··· Dataset records ···

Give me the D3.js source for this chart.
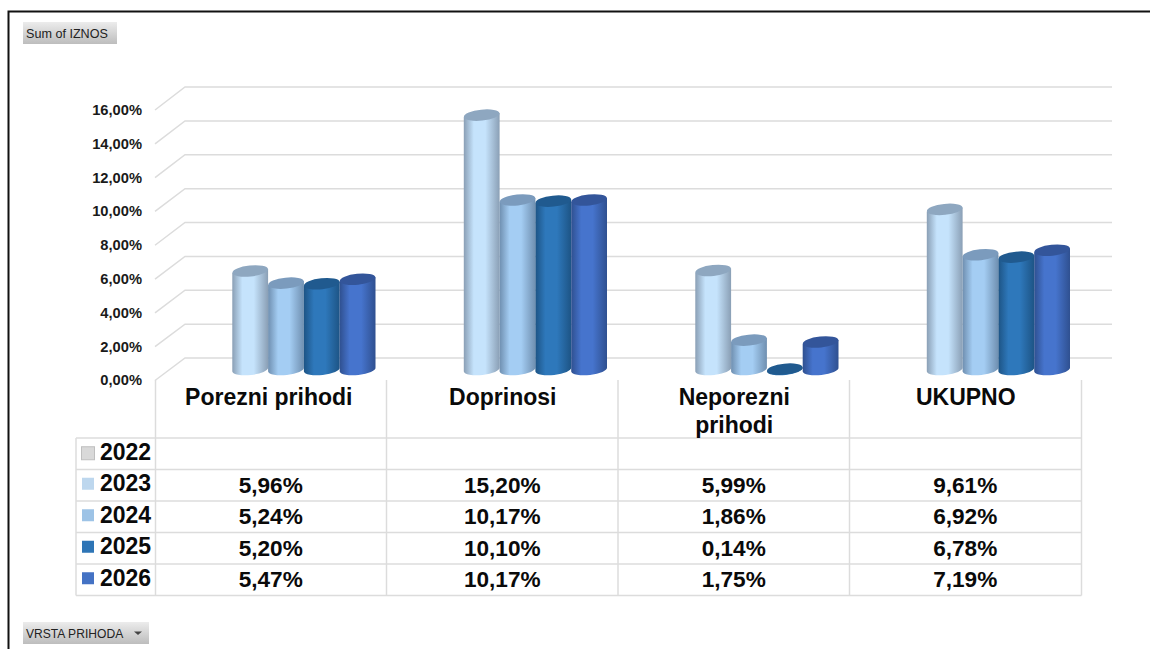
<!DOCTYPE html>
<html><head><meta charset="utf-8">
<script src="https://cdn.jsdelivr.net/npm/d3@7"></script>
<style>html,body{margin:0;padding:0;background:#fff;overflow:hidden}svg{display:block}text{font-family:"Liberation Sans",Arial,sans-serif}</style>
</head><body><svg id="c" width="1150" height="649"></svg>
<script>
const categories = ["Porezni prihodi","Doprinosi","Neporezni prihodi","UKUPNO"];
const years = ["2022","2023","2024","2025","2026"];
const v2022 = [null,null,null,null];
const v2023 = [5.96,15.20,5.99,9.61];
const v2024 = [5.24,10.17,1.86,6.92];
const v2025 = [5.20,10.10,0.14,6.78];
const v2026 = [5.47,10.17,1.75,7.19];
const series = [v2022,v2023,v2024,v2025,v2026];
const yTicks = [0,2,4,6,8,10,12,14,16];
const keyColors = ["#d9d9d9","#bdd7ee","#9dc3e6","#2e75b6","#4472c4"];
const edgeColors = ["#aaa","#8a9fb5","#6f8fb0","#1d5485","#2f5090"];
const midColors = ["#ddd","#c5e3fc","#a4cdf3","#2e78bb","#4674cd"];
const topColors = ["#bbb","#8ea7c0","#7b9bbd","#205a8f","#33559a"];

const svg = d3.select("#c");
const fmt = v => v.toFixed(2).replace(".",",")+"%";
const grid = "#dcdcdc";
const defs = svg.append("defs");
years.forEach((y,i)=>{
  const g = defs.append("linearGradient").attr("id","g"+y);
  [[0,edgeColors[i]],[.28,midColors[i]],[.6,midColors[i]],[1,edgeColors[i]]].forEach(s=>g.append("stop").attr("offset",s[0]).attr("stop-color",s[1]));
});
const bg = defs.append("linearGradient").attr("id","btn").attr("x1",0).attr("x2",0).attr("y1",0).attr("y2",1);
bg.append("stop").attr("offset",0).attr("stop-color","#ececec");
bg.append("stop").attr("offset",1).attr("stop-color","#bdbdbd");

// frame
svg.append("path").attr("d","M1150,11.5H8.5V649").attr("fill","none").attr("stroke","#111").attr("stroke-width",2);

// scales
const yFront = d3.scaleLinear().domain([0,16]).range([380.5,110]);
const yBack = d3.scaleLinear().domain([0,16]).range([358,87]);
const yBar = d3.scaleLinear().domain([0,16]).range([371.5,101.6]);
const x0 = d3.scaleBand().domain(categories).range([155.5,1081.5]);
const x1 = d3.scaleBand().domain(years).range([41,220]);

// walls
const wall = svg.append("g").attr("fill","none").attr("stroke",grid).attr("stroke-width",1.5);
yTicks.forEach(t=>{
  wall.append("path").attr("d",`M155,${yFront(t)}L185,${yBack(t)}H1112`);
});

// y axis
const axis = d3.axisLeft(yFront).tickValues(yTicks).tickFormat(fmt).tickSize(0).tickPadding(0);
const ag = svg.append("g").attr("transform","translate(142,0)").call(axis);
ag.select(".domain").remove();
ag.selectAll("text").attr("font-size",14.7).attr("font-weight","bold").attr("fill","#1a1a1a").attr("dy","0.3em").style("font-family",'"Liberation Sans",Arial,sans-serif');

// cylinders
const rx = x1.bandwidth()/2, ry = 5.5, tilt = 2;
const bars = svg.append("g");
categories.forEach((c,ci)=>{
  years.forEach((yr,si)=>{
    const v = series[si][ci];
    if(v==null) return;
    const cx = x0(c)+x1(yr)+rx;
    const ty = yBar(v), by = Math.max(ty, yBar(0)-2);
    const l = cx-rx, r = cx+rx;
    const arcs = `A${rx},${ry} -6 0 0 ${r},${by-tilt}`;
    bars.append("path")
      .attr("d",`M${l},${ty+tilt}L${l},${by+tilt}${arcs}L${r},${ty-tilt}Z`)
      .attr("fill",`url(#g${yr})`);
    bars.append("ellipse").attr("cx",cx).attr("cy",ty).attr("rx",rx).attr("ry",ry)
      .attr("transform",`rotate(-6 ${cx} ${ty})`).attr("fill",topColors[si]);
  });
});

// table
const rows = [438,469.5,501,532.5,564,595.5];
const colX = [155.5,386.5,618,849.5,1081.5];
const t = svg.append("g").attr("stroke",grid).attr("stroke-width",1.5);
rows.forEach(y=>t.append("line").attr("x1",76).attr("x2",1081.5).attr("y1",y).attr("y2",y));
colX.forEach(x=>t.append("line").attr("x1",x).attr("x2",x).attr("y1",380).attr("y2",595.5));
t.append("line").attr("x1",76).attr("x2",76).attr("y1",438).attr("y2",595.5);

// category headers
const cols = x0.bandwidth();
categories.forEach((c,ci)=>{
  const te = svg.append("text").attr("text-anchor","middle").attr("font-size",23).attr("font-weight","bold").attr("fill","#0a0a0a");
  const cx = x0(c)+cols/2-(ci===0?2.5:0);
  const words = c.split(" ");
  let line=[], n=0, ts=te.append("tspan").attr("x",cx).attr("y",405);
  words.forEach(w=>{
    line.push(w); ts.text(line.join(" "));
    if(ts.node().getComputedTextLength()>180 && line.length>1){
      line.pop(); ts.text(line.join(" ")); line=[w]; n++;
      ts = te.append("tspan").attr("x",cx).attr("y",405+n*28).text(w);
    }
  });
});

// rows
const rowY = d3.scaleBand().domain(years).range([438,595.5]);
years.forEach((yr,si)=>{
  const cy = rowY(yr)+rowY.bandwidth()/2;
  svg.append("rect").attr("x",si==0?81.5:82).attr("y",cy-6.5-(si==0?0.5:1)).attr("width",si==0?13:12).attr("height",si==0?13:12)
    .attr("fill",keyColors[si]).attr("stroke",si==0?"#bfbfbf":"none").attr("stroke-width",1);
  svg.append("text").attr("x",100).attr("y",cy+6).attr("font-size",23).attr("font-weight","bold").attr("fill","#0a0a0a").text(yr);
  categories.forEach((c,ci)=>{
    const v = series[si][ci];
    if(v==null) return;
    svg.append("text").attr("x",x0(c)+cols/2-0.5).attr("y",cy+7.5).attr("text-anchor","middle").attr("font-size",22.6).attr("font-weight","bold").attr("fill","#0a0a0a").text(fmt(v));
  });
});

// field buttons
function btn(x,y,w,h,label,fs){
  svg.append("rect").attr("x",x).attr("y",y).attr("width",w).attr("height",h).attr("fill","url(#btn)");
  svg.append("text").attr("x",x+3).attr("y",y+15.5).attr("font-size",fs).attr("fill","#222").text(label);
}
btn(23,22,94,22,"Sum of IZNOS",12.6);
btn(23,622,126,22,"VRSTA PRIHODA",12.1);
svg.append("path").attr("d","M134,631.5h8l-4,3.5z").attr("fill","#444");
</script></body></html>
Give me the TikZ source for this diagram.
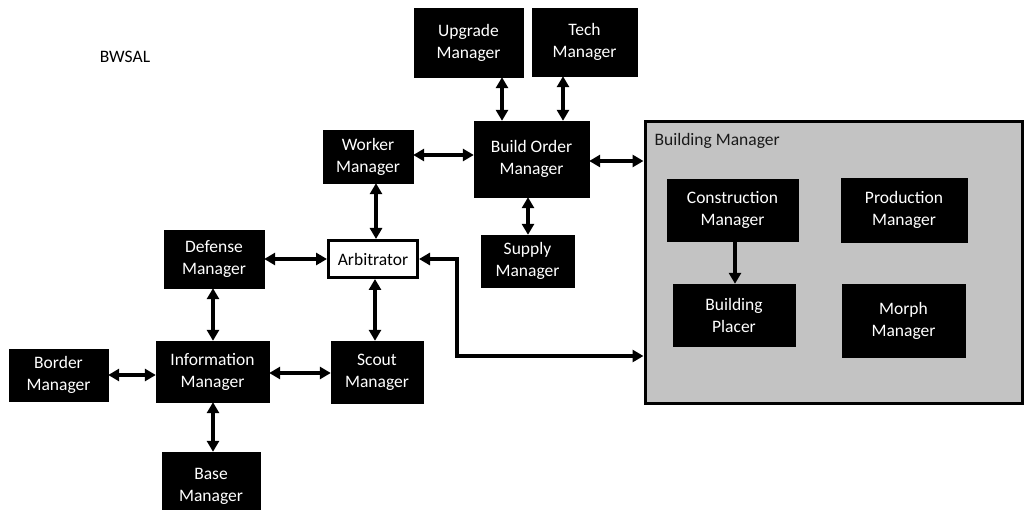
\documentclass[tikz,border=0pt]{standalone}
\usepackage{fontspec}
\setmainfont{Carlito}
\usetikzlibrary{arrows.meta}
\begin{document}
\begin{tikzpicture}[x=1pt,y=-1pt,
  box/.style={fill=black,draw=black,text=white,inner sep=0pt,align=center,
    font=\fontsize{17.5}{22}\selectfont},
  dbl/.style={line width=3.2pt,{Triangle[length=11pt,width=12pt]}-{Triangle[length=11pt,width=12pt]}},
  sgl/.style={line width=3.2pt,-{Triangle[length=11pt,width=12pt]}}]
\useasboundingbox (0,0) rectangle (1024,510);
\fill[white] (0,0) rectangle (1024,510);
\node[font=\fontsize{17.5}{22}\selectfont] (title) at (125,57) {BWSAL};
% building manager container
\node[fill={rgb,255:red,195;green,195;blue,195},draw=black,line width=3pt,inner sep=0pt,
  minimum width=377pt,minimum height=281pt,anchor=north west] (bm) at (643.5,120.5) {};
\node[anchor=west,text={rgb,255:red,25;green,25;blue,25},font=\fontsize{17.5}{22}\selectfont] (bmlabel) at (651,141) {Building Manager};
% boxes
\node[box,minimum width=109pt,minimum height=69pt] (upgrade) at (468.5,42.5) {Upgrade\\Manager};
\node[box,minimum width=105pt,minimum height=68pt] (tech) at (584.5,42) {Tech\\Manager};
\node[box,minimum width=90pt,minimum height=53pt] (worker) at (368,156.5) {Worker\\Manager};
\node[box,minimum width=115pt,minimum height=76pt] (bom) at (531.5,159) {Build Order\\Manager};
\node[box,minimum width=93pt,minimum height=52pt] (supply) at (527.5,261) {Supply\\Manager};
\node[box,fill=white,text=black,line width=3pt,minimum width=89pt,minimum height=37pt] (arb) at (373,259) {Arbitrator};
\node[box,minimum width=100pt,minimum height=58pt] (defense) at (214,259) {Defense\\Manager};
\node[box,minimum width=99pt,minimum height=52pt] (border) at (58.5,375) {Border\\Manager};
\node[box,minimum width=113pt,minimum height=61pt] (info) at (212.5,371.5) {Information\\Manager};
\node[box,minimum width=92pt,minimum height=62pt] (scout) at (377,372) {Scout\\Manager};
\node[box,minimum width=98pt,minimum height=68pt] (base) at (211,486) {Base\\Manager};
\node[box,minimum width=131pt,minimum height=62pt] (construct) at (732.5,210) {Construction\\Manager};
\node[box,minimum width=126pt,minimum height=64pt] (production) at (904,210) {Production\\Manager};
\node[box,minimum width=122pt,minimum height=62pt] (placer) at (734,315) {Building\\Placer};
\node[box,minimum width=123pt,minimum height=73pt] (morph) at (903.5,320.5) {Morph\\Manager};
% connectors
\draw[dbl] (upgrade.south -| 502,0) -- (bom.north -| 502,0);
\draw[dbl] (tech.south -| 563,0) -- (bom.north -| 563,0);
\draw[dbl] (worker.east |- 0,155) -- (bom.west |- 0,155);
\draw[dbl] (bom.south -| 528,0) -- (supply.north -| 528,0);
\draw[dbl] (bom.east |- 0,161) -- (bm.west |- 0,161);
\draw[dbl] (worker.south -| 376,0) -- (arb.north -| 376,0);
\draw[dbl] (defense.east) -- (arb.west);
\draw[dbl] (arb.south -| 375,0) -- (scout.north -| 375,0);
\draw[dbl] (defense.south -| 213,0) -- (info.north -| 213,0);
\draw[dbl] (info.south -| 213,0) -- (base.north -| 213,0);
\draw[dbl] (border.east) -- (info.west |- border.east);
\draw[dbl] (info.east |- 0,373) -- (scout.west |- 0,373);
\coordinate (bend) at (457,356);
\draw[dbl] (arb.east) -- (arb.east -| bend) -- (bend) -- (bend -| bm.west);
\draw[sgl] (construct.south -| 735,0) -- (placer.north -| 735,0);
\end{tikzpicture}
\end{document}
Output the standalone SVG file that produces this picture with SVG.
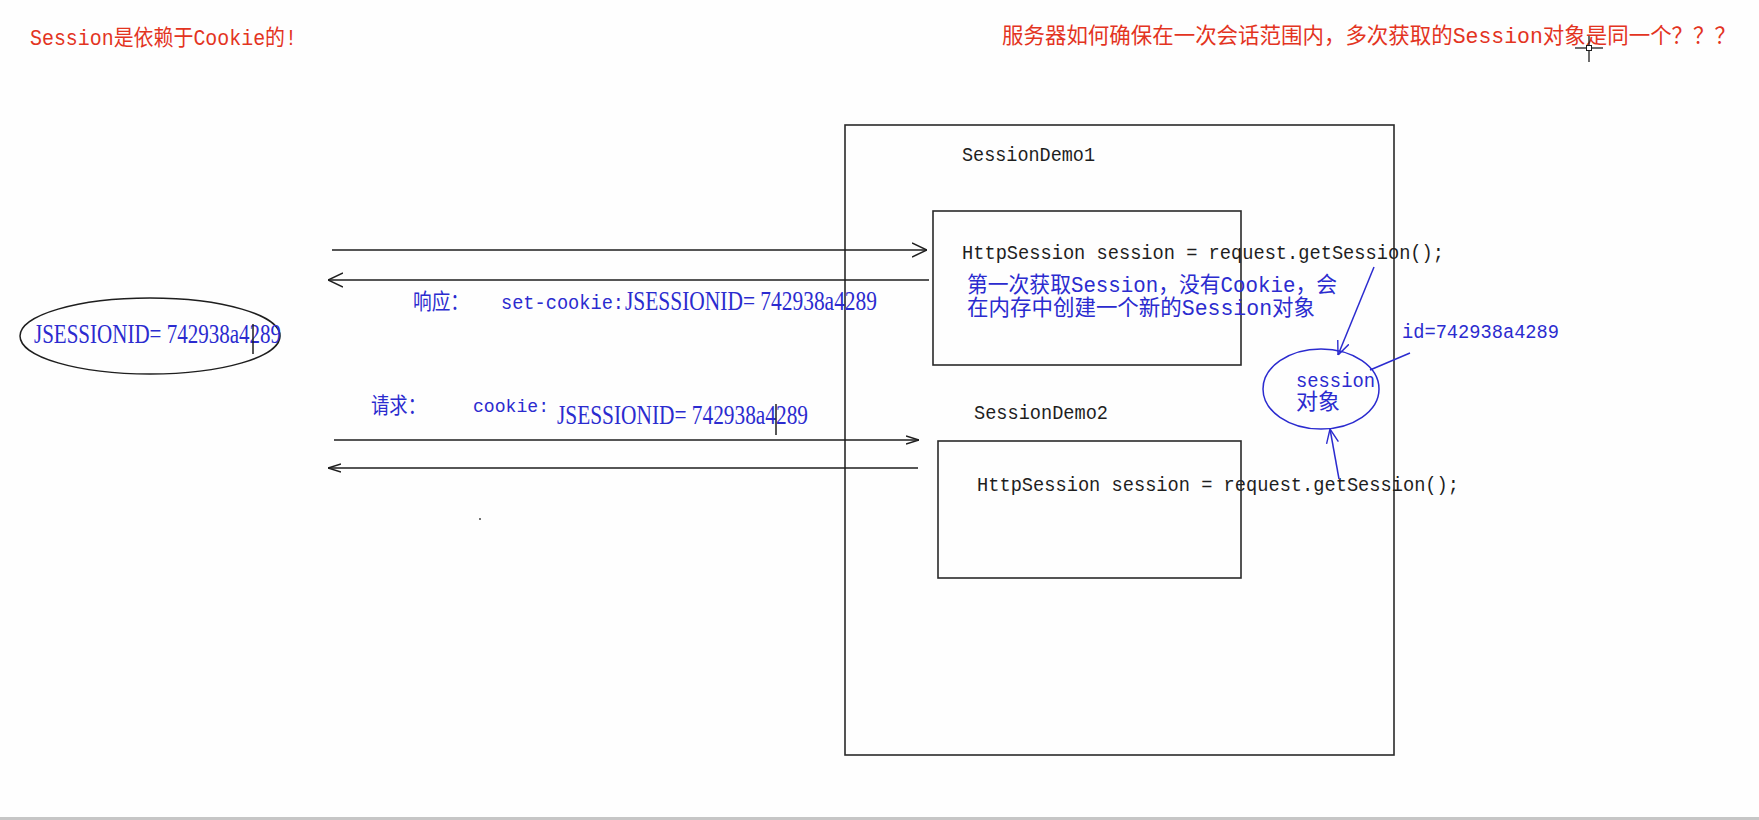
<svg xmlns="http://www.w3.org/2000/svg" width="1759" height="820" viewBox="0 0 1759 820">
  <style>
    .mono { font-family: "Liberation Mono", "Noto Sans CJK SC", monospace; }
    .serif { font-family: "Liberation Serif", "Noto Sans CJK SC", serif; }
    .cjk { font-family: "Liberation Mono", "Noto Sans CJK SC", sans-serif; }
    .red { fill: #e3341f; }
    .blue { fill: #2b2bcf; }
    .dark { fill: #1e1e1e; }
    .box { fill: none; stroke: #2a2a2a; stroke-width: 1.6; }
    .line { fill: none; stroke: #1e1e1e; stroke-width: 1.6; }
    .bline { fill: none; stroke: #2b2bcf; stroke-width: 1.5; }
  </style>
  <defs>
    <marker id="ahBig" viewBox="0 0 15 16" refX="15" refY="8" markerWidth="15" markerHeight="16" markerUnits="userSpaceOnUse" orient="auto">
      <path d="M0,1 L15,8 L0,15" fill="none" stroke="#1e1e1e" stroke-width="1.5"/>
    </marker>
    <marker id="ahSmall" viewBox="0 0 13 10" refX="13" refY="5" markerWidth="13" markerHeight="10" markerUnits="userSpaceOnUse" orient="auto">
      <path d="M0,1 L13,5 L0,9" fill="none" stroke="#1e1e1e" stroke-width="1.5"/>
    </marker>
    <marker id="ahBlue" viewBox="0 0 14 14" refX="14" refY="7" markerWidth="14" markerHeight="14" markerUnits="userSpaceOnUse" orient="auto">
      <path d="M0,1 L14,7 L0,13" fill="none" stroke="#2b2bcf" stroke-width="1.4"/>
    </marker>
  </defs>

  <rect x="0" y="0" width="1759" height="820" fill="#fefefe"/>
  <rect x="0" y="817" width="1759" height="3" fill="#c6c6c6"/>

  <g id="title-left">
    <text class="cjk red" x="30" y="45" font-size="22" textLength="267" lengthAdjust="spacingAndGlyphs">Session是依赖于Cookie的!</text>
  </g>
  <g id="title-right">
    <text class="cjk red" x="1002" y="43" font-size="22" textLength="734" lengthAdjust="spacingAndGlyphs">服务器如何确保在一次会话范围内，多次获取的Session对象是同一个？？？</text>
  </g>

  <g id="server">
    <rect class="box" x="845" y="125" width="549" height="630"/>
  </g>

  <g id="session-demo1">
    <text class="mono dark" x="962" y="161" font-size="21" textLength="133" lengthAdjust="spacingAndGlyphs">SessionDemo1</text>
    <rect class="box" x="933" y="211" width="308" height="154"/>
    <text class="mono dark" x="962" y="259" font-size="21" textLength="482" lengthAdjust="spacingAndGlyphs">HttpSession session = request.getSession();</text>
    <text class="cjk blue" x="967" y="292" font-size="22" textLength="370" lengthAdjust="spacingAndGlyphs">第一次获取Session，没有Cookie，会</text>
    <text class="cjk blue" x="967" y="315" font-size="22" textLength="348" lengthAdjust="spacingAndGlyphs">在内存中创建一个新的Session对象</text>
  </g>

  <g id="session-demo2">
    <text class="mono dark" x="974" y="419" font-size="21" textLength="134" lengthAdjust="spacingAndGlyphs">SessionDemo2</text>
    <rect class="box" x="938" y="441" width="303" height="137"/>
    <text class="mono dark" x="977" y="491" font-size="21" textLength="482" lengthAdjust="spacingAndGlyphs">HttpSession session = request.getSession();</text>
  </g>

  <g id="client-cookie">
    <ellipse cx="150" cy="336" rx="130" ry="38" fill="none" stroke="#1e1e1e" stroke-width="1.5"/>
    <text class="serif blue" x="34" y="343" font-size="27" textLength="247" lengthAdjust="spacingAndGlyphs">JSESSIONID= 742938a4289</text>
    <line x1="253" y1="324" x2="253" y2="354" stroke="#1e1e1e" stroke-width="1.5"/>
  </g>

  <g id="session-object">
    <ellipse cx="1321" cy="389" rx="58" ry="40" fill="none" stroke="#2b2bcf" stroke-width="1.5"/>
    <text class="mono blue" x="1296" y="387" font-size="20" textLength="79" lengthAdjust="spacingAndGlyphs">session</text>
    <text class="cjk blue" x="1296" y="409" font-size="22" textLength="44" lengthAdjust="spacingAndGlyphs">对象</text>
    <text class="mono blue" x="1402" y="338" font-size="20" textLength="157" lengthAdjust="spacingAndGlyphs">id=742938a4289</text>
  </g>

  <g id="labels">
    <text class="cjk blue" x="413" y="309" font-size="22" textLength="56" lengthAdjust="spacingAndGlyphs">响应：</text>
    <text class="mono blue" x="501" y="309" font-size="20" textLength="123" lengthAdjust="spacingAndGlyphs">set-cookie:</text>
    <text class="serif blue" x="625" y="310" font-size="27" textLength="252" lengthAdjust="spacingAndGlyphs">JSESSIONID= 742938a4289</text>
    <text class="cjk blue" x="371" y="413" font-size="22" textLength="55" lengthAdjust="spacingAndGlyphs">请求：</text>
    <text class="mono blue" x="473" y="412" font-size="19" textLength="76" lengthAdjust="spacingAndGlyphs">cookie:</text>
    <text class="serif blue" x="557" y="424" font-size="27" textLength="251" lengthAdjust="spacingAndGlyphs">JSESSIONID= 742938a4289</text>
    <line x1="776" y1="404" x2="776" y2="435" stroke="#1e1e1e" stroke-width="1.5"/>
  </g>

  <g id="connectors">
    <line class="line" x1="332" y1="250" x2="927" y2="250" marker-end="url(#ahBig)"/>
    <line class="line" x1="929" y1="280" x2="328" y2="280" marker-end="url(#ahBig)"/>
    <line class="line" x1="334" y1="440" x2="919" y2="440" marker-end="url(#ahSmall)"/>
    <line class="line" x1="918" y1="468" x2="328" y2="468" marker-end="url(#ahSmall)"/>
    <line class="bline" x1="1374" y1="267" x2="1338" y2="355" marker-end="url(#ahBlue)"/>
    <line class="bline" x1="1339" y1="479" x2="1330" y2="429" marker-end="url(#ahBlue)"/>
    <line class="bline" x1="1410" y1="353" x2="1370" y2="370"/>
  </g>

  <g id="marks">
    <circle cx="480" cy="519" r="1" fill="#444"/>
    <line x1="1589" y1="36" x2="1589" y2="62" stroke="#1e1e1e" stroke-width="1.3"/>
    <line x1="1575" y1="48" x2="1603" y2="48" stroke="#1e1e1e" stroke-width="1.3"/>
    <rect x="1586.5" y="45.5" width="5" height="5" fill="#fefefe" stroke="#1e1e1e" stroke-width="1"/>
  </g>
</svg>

···

Aim = Only the number is wanted: how many lines in the preceding entries hold the string "this"?

Complete answer = 3